Set problem. Show every line containing "matplotlib" by copying it.

Data shown.
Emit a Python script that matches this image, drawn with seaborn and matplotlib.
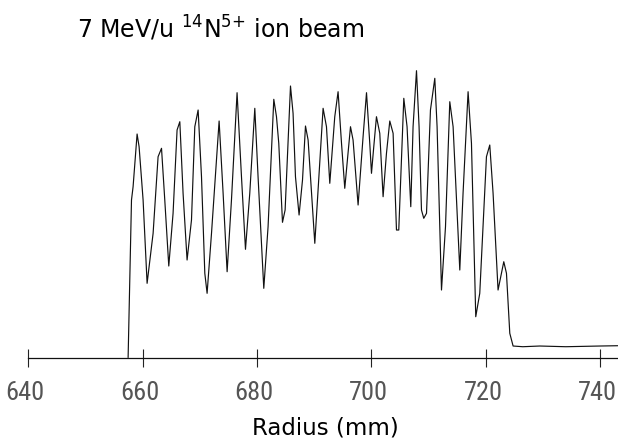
import numpy as np
import pandas as pd
import matplotlib
matplotlib.use('Agg')
import matplotlib.pyplot as plt
import matplotlib.transforms as mtransforms
from matplotlib import font_manager
import seaborn as sns

# Beam profile (signal in arbitrary units)
radius_mm = [657.45, 658.04, 658.32, 659.02, 659.37, 660.07, 660.77, 661.82, 662.69, 663.29,
             663.86, 664.56, 665.31, 666.01, 666.49, 667.06, 667.76, 668.53, 669.11, 669.69,
             670.28, 670.86, 671.26, 672.03, 673.36, 674.06, 674.76, 675.52, 676.50, 677.27,
             677.97, 678.72, 679.60, 680.17, 681.17, 681.92, 682.92, 683.39, 683.79, 684.44,
             684.90, 685.84, 686.29, 686.71, 687.34, 687.94, 688.46, 688.92, 690.09, 691.54,
             692.13, 692.71, 693.58, 694.16, 694.76, 695.33, 696.33, 696.78, 697.66, 698.53,
             699.13, 699.70, 700.00, 700.40, 700.87, 701.45, 702.03, 702.62, 703.20, 703.78,
             704.37, 704.77, 705.65, 706.22, 706.87, 707.27, 707.87, 708.32, 708.74, 709.14,
             709.62, 710.31, 711.07, 711.47, 712.24, 712.94, 713.69, 714.27, 715.44, 716.01,
             716.89, 717.48, 718.23, 718.93, 720.10, 720.68, 721.26, 722.13, 723.13, 723.60,
             724.18, 724.76, 726.45, 729.42, 733.97, 739.91, 743.06]
signal = [0.0, 157.5, 170.8, 223.5, 210.8, 157.5, 74.2, 124.2, 200.8, 209.2,
          157.5, 91.5, 144.2, 227.5, 235.8, 164.2, 97.5, 137.5, 230.8, 247.5,
          180.8, 84.2, 64.2, 124.2, 236.5, 164.2, 85.8, 157.5, 264.8, 180.8,
          108.2, 164.2, 249.2, 180.8, 69.2, 130.8, 258.2, 240.8, 214.2, 135.2,
          147.5, 271.5, 244.2, 180.8, 142.5, 177.5, 231.5, 217.5, 114.2, 249.2,
          230.8, 174.2, 240.8, 265.8, 214.2, 169.2, 230.8, 217.5, 152.5, 220.8,
          264.8, 214.2, 184.2, 210.8, 240.8, 224.2, 160.8, 204.2, 236.5, 224.2,
          127.5, 127.5, 259.2, 230.8, 150.8, 230.8, 286.8, 230.8, 147.5, 139.2,
          144.2, 247.5, 279.2, 230.8, 67.5, 130.8, 255.8, 230.8, 87.5, 164.2,
          265.8, 214.2, 40.8, 64.2, 200.8, 212.5, 164.2, 67.5, 95.8, 84.2,
          24.2, 11.5, 10.8, 11.5, 10.8, 11.5, 11.8]

tick_values = [640, 660, 680, 700, 720, 740]
title_text = r'7 MeV/u $^{14}$N$^{5{+}}$ ion beam'
xlabel_text = 'Radius (mm)'

sns.set_theme(style='white')
plt.rcParams['font.family'] = ['DejaVu Sans']
plt.rcParams['mathtext.default'] = 'regular'

# the plotter digits are tall and narrow; use a condensed face if one is installed
names = {f.name for f in font_manager.fontManager.ttflist}
narrow = [n for n in ['Liberation Sans Narrow', 'Roboto Condensed', 'Open Sans Condensed',
                      'DejaVu Sans Condensed'] if n in names]
condensed_dejavu = any(f.name == 'DejaVu Sans' and f.stretch == 'condensed'
                       for f in font_manager.fontManager.ttflist)
if narrow:
    tick_font = dict(family=narrow[0], fontsize=19)
elif condensed_dejavu:
    tick_font = dict(family='DejaVu Sans', fontstretch='condensed', fontsize=17)
else:
    tick_font = dict(family='DejaVu Sans', fontsize=15)

df = pd.DataFrame({'radius': radius_mm, 'signal': signal})

fig = plt.figure(figsize=(6.18, 4.41), dpi=100)
ax = fig.add_axes([0.0458, 0.1893, 0.9542, 0.6803])

sns.lineplot(data=df, x='radius', y='signal', sort=False, estimator=None,
             color='#111111', linewidth=0.85, ax=ax)

ax.set_xlim(640, 743.1)
ax.set_ylim(0, 300)
ax.set_xlabel('')
ax.set_ylabel('')
ax.set_yticks([])
ax.set_xticks(tick_values)
ax.set_xticklabels([str(t) for t in tick_values], color='#555555', **tick_font)
ax.tick_params(axis='x', direction='inout', length=13.5, width=0.8,
               color='#222222', pad=10, bottom=True)

for side in ['left', 'top', 'right']:
    ax.spines[side].set_visible(False)
ax.spines['bottom'].set_color('#111111')
ax.spines['bottom'].set_linewidth(0.9)

# tick labels sit a little left of their ticks in the original
offset = mtransforms.ScaledTranslation(-3 / 100, 0, fig.dpi_scale_trans)
for lab in ax.get_xticklabels():
    lab.set_transform(lab.get_transform() + offset)

fig.text(0.1246, 0.913, title_text, fontsize=17, color='black',
         ha='left', va='baseline')
fig.text(0.5267, 0.0152, xlabel_text, fontsize=16.5, color='black',
         ha='center', va='baseline')

fig.savefig('out.png', dpi=100)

Response to this task.
Emit a Python script that matches this image, drawn with seaborn and matplotlib.
import matplotlib
matplotlib.use('Agg')
import matplotlib.pyplot as plt
import matplotlib.transforms as mtransforms
from matplotlib import font_manager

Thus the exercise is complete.